There were many times early in Brooke Eden’s singing career when she performed in front of sparse crowds. She often wondered if her dream of making it in Nashville would come true.
Disappointments like those could derail careers before they even get started. But Eden’s commitment to realizing her dream, as well as enduring some unpleasant setbacks, steeled her for the arduous road to country music stardom.
Now, with her first EP for Red Bow Records slated for release later this year, Eden (BSBA ’11) is closer than ever to making a major breakthrough in Nashville.
But before she learned the ropes of country music—sharing stages with the likes of Alan Jackson, Tim McGraw and Sugarland—Eden was learning about the business behind the music scene at Warrington. While she could have majored in a music- or arts-related field, she believed a business education was the ideal complement to a performing career.
“I knew I was going to move to Nashville, and I didn’t want to go in completely clueless with what the world would hit me with,” said Eden, whose real name is Brooke Halvie.
Eden’s freshman year at Warrington was memorable for her appearance on American Idol. She advanced to Hollywood, and won over judges Paula Abdul, Randy Jackson, and the usually harsh Simon Cowell, but her appearance was portrayed in an unflattering light.
Although it pained her to be portrayed that way to millions of viewers, there was a lesson to be learned—a lesson that helped create the edgy and soulful brand of country music she’s known for.

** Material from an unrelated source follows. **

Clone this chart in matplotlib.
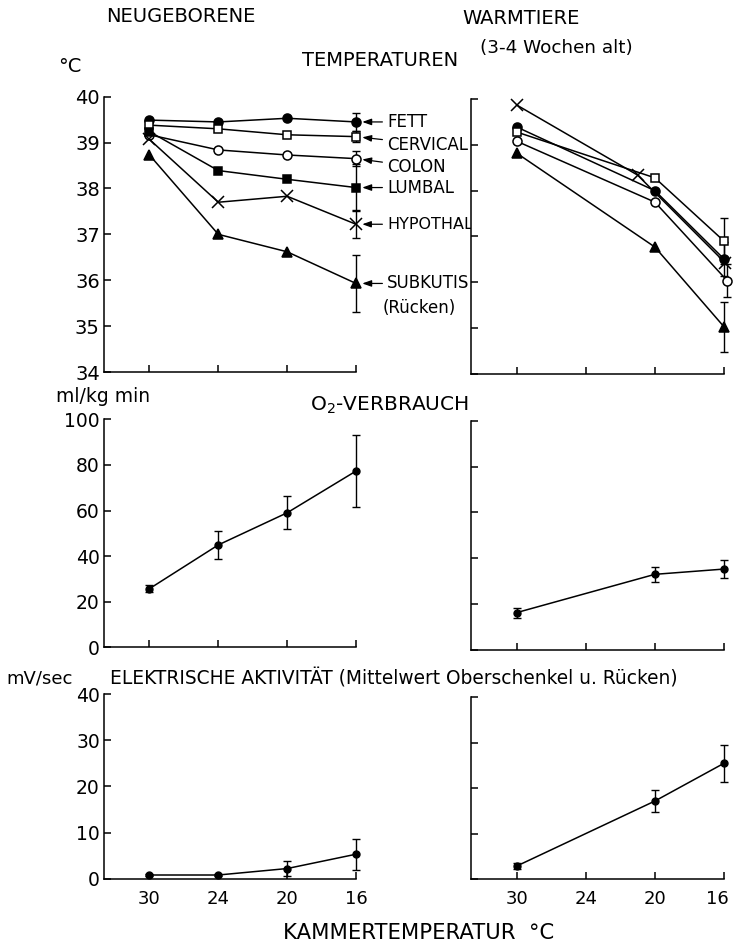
# Körpertemperaturen, O2-Verbrauch und elektrische Aktivität
# Neugeborene vs. Warmtiere bei verschiedenen Kammertemperaturen
import numpy as np
import matplotlib
matplotlib.use('Agg')
import matplotlib.pyplot as plt
from matplotlib.transforms import ScaledTranslation

plt.rcParams['font.family'] = ['DejaVu Sans']

# Kammertemperaturen (Kategorien, gleichabständig)
kammer = [30, 24, 20, 16]
warm_idx = [0, 2, 3]          # Warmtiere: nur 30, 20, 16 gemessen

# --- Temperaturen, Neugeborene (°C) ---
neu_fett = [39.49, 39.45, 39.53, 39.45]
neu_fett_err = [0, 0, 0, 0.20]
neu_cervical = [39.38, 39.30, 39.17, 39.13]
neu_cervical_err = [0, 0, 0, 0.12]
neu_colon = [39.17, 38.84, 38.73, 38.65]
neu_colon_err = [0, 0, 0, 0.17]
neu_lumbal = [39.24, 38.39, 38.20, 38.02]
neu_lumbal_err = [0, 0, 0, 0.52]
neu_hypothal = [39.07, 37.70, 37.83, 37.22]
neu_hypothal_err = [0, 0, 0, 0.30]
neu_subkutis = [38.73, 37.00, 36.62, 35.93]
neu_subkutis_err = [0, 0, 0, 0.62]

# --- Temperaturen, Warmtiere (°C) ---
warm_fett = [39.39, 38.00, 36.51]
warm_fett_err = [0, 0, 0.38]
warm_cervical = [39.28, 38.28, 36.90]
warm_cervical_err = [0, 0, 0.50]
warm_colon = [39.08, 37.75, 36.03]
warm_colon_err = [0, 0, 0.36]
warm_hypothal = [39.87, 38.34, 36.42]
warm_hypothal_err = [0, 0, 0]
warm_subkutis = [38.82, 36.77, 35.03]
warm_subkutis_err = [0, 0, 0.55]

# --- O2-Verbrauch (ml/kg min) ---
neu_o2 = [25.7, 44.9, 59.0, 77.3]
neu_o2_err = [1.5, 6.0, 7.2, 15.7]
warm_o2 = [16.3, 33.0, 35.3]
warm_o2_err = [2.2, 3.3, 4.0]

# --- elektrische Aktivität (mV/sec) ---
neu_el = [0.8, 0.8, 2.2, 5.3]
neu_el_err = [0.3, 0.3, 1.6, 3.4]
warm_el = [2.9, 17.2, 25.5]
warm_el_err = [0.6, 2.4, 4.1]

# Stil je Messort: marker, gefüllt?, Größe
stil = {
    'FETT':     ('o', True, 6.5),
    'CERVICAL': ('s', False, 5.5),
    'COLON':    ('o', False, 6.5),
    'LUMBAL':   ('s', True, 5.5),
    'HYPOTHAL': ('x', True, 8.5),
    'SUBKUTIS': ('^', True, 6.5),
}
# kleine seitliche Versätze (wie im Original, gegen Überdeckung)
warm_versatz = {'HYPOTHAL': [0, -0.25, 0.02], 'COLON': [0, 0, 0.05]}

W, H = 733, 947
fig = plt.figure(figsize=(W / 100, H / 100), dpi=100)


def achse(x0, x1, y_top, y_bot):
    # Achse aus Pixelkoordinaten anlegen
    ax = fig.add_axes([x0 / W, 1 - y_bot / H, (x1 - x0) / W, (y_bot - y_top) / H])
    ax.spines['top'].set_visible(False)
    ax.spines['right'].set_visible(False)
    for s in ('left', 'bottom'):
        ax.spines[s].set_linewidth(1.1)
    ax.tick_params(direction='in', length=5, width=1.1, labelsize=13.5, pad=3)
    ax.set_xlim(-0.66, 3)
    ax.set_xticks(range(len(kammer)))
    ax.set_xticklabels([])
    return ax


def kurve(ax, xs, ys, err, name, dx=None):
    m, gefuellt, ms = stil[name]
    xs = np.array(xs, dtype=float)
    if dx is not None:
        xs = xs + np.array(dx)
    err = np.array(err)
    ax.plot(xs, ys, color='black', lw=1.1, marker=m, ms=ms,
            mfc='black' if gefuellt else 'white', mec='black', mew=1.1,
            clip_on=False, zorder=3)
    sel = err > 0
    if sel.any():
        ax.errorbar(xs[sel], np.array(ys)[sel], yerr=err[sel], fmt='none',
                    ecolor='black', elinewidth=1.0, capsize=3, capthick=1.0,
                    clip_on=False, zorder=2)


def einfach(ax, xs, ys, err):
    ax.errorbar(xs, ys, yerr=err, color='black', lw=1.1, marker='o', ms=5,
                ecolor='black', elinewidth=1.0, capsize=3, capthick=1.0,
                clip_on=False, zorder=3)


# ---------------- Temperaturen ----------------
ax1 = achse(104, 356, 96.7, 372)
ax1.set_ylim(34, 40)
ax1.set_yticks(range(34, 41))
ax1.tick_params(axis='y', labelsize=14)

neu = [('FETT', neu_fett, neu_fett_err, 0),
       ('CERVICAL', neu_cervical, neu_cervical_err, -5.8),
       ('COLON', neu_colon, neu_colon_err, -5.8),
       ('LUMBAL', neu_lumbal, neu_lumbal_err, 0),
       ('HYPOTHAL', neu_hypothal, neu_hypothal_err, 0),
       ('SUBKUTIS', neu_subkutis, neu_subkutis_err, 0)]
for name, ys, err, dy in neu:
    kurve(ax1, range(4), ys, err, name)
    ax1.annotate(name, xy=(3, ys[-1]), xytext=(22.5, dy), textcoords='offset points',
                 ha='left', va='center', fontsize=11.5 if name == 'HYPOTHAL' else 12,
                 annotation_clip=False,
                 arrowprops=dict(arrowstyle='-|>,head_length=0.45,head_width=0.16',
                                 color='black', lw=0.9, shrinkA=1.5, shrinkB=4.5))
ax1.annotate('(Rücken)', xy=(3, neu_subkutis[-1]), xytext=(19.5, -17.5),
             textcoords='offset points', ha='left', va='center', fontsize=12,
             annotation_clip=False)

ax2 = achse(471, 724, 99, 374)
ax2.set_ylim(34, 40)
ax2.set_yticks(range(34, 41))
ax2.set_yticklabels([])
warm = [('FETT', warm_fett, warm_fett_err),
        ('CERVICAL', warm_cervical, warm_cervical_err),
        ('COLON', warm_colon, warm_colon_err),
        ('HYPOTHAL', warm_hypothal, warm_hypothal_err),
        ('SUBKUTIS', warm_subkutis, warm_subkutis_err)]
for name, ys, err in warm:
    kurve(ax2, warm_idx, ys, err, name, warm_versatz.get(name))

# ---------------- O2-Verbrauch ----------------
ax3 = achse(104, 356, 419.3, 647.3)
ax3.set_ylim(0, 100)
ax3.set_yticks(range(0, 101, 20))
einfach(ax3, range(4), neu_o2, neu_o2_err)

ax4 = achse(471, 724, 420.7, 650)
ax4.set_ylim(0, 100)
ax4.set_yticks(range(0, 101, 20))
ax4.set_yticklabels([])
einfach(ax4, warm_idx, warm_o2, warm_o2_err)

# ---------------- elektrische Aktivität ----------------
ax5 = achse(104, 356, 694, 878.7)
ax5.set_ylim(0, 40)
ax5.set_yticks(range(0, 41, 10))
ax5.set_xticklabels(kammer)
einfach(ax5, range(4), neu_el, neu_el_err)

ax6 = achse(471, 724, 697.3, 879.3)
ax6.set_ylim(0, 40)
ax6.set_yticks(range(0, 41, 10))
ax6.set_yticklabels([])
ax6.set_xticklabels(kammer)
einfach(ax6, warm_idx, warm_el, warm_el_err)

for ax in (ax5, ax6):
    ax.tick_params(axis='x', pad=8, labelsize=13)

# letzte Beschriftung "16" rechts etwas nach innen, damit sie im Bild bleibt
lbl = ax6.get_xticklabels()[-1]
lbl.set_transform(lbl.get_transform() + ScaledTranslation(-5 / 72, 0, fig.dpi_scale_trans))


# ---------------- Beschriftungen ----------------
def txt(x, y, s, **kw):
    fig.text(x / W, 1 - y / H, s, ha='center', va='center', **kw)


txt(181, 17, 'NEUGEBORENE', fontsize=14)
txt(521, 18, 'WARMTIERE', fontsize=14)
txt(556, 48, '(3-4 Wochen alt)', fontsize=13.2)
txt(380, 60, 'TEMPERATUREN', fontsize=14)
txt(70, 66, '°C', fontsize=14)
txt(103, 396, 'ml/kg min', fontsize=13.5)
txt(389, 405, r'O$_2$-VERBRAUCH', fontsize=14.5)
txt(40, 678, 'mV/sec', fontsize=13)
txt(394, 678, 'ELEKTRISCHE AKTIVITÄT (Mittelwert Oberschenkel u. Rücken)', fontsize=13.4)
txt(419, 933, 'KAMMERTEMPERATUR  °C', fontsize=15.2)

fig.savefig('out.png', dpi=100)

“I was so excited about the potential of being on that show,” said Eden, 27. “I thought it was going to be my gateway into the music industry. I certainly wasn’t portrayed the way I wanted to be portrayed, but that was a good wakeup call for me. It made me grow a thicker skin, for sure, and lit a fire under me to work harder.”

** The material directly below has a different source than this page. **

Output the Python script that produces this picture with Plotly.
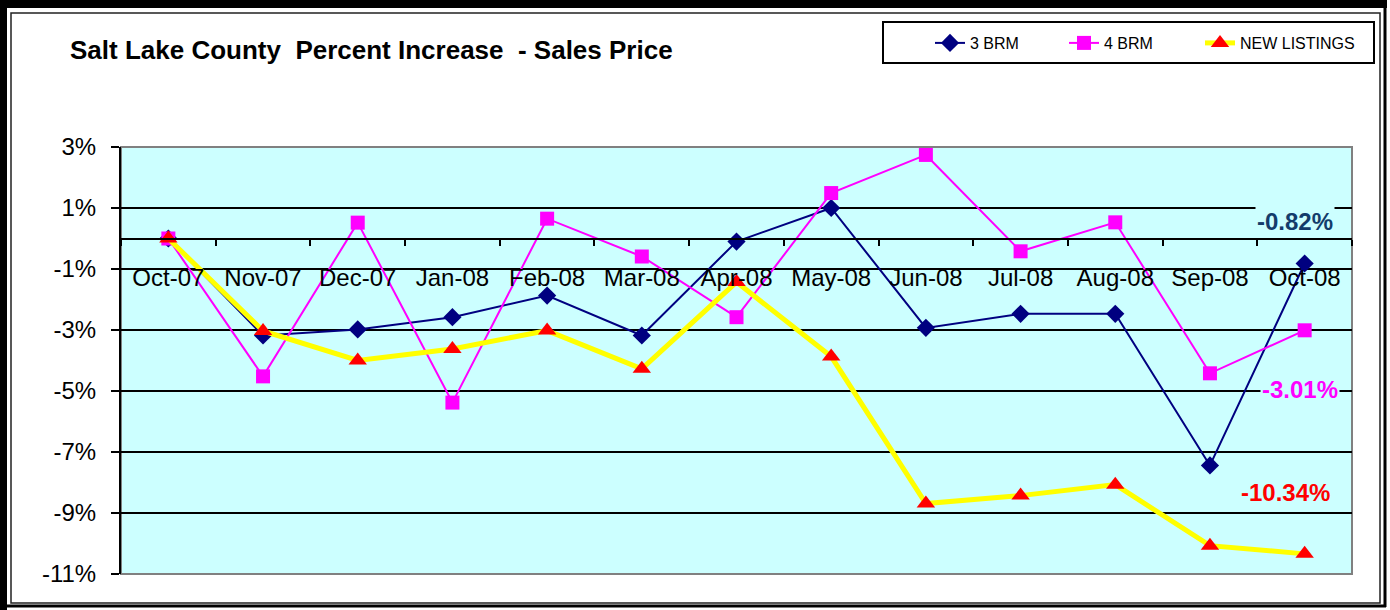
import plotly.graph_objects as go

# ---------------- data ----------------
months = ["Oct-07", "Nov-07", "Dec-07", "Jan-08", "Feb-08", "Mar-08", "Apr-08",
          "May-08", "Jun-08", "Jul-08", "Aug-08", "Sep-08", "Oct-08"]
brm3 = [0.0, -3.18, -2.98, -2.58, -1.87, -3.18, -0.10, 1.00, -2.93, -2.47, -2.47, -7.44, -0.82]
brm4 = [0.0, -4.52, 0.52, -5.38, 0.65, -0.59, -2.58, 1.49, 2.74, -0.42, 0.53, -4.42, -3.01]
new_listings = [0.0, -3.03, -4.00, -3.62, -3.02, -4.27, -1.43, -3.87, -8.69, -8.43, -8.07, -10.07, -10.34]
series_names = ["3 BRM", "4 BRM", "NEW LISTINGS"]
y_tick_vals = [3, 1, -1, -3, -5, -7, -9, -11]
y_tick_text = ["3%", "1%", "-1%", "-3%", "-5%", "-7%", "-9%", "-11%"]
title_text = "Salt Lake County  Percent Increase  - Sales Price"

# ---------------- geometry ----------------
W, H = 1390, 610
L, R, T, B = 121, 1352, 147, 574   # plot area in pixels
PW, PH = R - L, B - T

def px(x):
    return (x - L) / PW

def py(y):
    return (B - y) / PH

FONT = "Liberation Sans, Arial, sans-serif"
YMIN, YMAX = -11, 3

fig = go.Figure()
fig.add_trace(go.Scatter(
    x=months, y=brm3, name=series_names[0], mode="lines+markers",
    line=dict(color="#000080", width=2), legend="legend",
    marker=dict(symbol="diamond", size=14, color="#000080")))
fig.add_trace(go.Scatter(
    x=months, y=brm4, name=series_names[1], mode="lines+markers",
    line=dict(color="#FF00FF", width=2), legend="legend2",
    marker=dict(symbol="square", size=14, color="#FF00FF")))
fig.add_trace(go.Scatter(
    x=months, y=new_listings, name=series_names[2], mode="lines+markers",
    line=dict(color="#FFFF00", width=5), legend="legend3",
    marker=dict(symbol="triangle-up", size=16, color="#FF0000")))

shapes = []
# plot-area border (gray)
shapes.append(dict(type="rect", xref="paper", yref="paper", x0=0, x1=1, y0=0, y1=1,
                   line=dict(color="#808080", width=2), layer="between"))
# outer frame: thick left / top
shapes.append(dict(type="rect", xref="paper", yref="paper",
                   x0=px(0), x1=px(7), y0=py(610), y1=py(0),
                   line=dict(width=0), fillcolor="black", layer="above"))
shapes.append(dict(type="rect", xref="paper", yref="paper",
                   x0=px(0), x1=px(1387), y0=py(8), y1=py(0),
                   line=dict(width=0), fillcolor="black", layer="above"))
# outer frame right / bottom
shapes.append(dict(type="line", xref="paper", yref="paper",
                   x0=px(1385), x1=px(1385), y0=py(0), y1=py(607),
                   line=dict(color="black", width=3), layer="above"))
shapes.append(dict(type="line", xref="paper", yref="paper",
                   x0=px(0), x1=px(1386), y0=py(606), y1=py(606),
                   line=dict(color="black", width=3), layer="above"))
# inner thin frame
shapes.append(dict(type="rect", xref="paper", yref="paper",
                   x0=px(11), x1=px(1380), y0=py(603), y1=py(13),
                   line=dict(color="#222222", width=1.5), layer="above"))
# legend box
shapes.append(dict(type="rect", xref="paper", yref="paper",
                   x0=px(883), x1=px(1374), y0=py(63), y1=py(22),
                   line=dict(color="black", width=2), fillcolor="white", layer="above"))
fig.update_layout(shapes=shapes)

# end-of-series value labels
label_specs = [
    (brm3[-1], "#133C6B", 1295, 221.5),
    (brm4[-1], "#FF00FF", 1300, 389.5),
    (new_listings[-1], "#FF0000", 1285, 492),
]
for val, col, lx, ly in label_specs:
    fig.add_annotation(
        x=px(lx), y=py(ly), xref="paper", yref="paper",
        text="<b>%.2f%%</b>" % val, showarrow=False,
        font=dict(family=FONT, size=24, color=col),
        bgcolor="#CCFFFF", borderpad=1, xanchor="center", yanchor="middle")

def legend_at(xpix):
    return dict(orientation="h", xref="container", yref="container",
                x=xpix / W, y=1 - 26 / H, xanchor="left", yanchor="top",
                bgcolor="rgba(0,0,0,0)", borderwidth=0,
                font=dict(family=FONT, size=16, color="black"))

fig.update_layout(
    width=W, height=H,
    margin=dict(l=L, r=W - R, t=T, b=H - B, pad=0, autoexpand=False),
    paper_bgcolor="white",
    plot_bgcolor="#CCFFFF",
    font=dict(family=FONT, color="black"),
    title=dict(text="<b>%s</b>" % title_text, xref="container", yref="container",
               x=70 / W, xanchor="left", y=1 - 50 / H, yanchor="middle",
               font=dict(family=FONT, size=26, color="black")),
    showlegend=True,
    legend=legend_at(930),
    legend2=legend_at(1064),
    legend3=legend_at(1200),
    xaxis=dict(type="category", range=[-0.5, len(months) - 0.5],
               anchor="free", position=(0 - YMIN) / (YMAX - YMIN),
               showline=True, linecolor="black", linewidth=2,
               ticks="outside", tickson="boundaries", ticklen=6, tickwidth=2, tickcolor="black",
               showgrid=False, zeroline=False,
               ticklabelstandoff=18,
               tickfont=dict(family=FONT, size=24, color="black")),
    yaxis=dict(range=[YMIN, YMAX], tickvals=y_tick_vals, ticktext=y_tick_text,
               showline=True, linecolor="black", linewidth=2,
               ticks="outside", ticklen=8, tickwidth=2, tickcolor="black",
               showgrid=True, gridcolor="black", gridwidth=2,
               zeroline=False, ticklabelstandoff=10,
               tickfont=dict(family=FONT, size=24, color="black")),
)

fig.write_html("out.html", config={"displayModeBar": False},
               post_script="document.body.style.margin='0';document.body.style.overflow='hidden';")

Eden was more determined than ever to become successful, but she was also practical in her approach. Eden waited almost a year before departing for Nashville in 2012, and continued to work and perform near her hometown of West Palm Beach. She wanted additional time to refine her skills, and save more money so she wouldn’t have to find a part-time job.
“I’m an all-or-nothing type of person,” Eden said. “When I got to Nashville, music was going to be my job 24/7.”
Eden wrote songs during the week, and performed either in Nashville or back in Florida on the weekends. She was living her dream, but doubt was a constant companion.
“I loved what I was doing,” she said, “but there were definitely times where I felt, ‘Oh my gosh! Nobody showed up to my show! Nobody knows me!’
“But the more I did it, I saw progress. One show a week turned into two shows a week, which turned into five shows a week. I never wanted to be an overnight success. I feel like I’ve earned where I am.”
After two years in Nashville, Eden’s hard work paid off when her self-released single, “American Dreamin,’” received significant playtime on Sirius XM’s country music radio channel, The Highway. She caught the attention of Red Bow Records—a label imprint of BBR Music Group that features well-known country artists like Jason Aldean and Trace Adkins—and signed with Red Bow a few months later.
In December 2015, she released her debut Red Bow Records single, “Daddy’s Money,” a hard-charging anthem honoring her blue collar roots. The hit is most representative of Eden’s raw strength and energy.
“There’s honesty in my songs,” said Eden, who’s written more than 100 of them. “When I moved to Nashville, there were a lot of sweet, girly songs on the radio. I’m writing songs from a different perspective with more of an edge.”
And that refreshing sound is resonating with country fans across the U.S. Eden is winding down a national tour that will culminate at the Billboard Hot 100 Music Festival in New York. From there, she’ll put the final touches on her EP.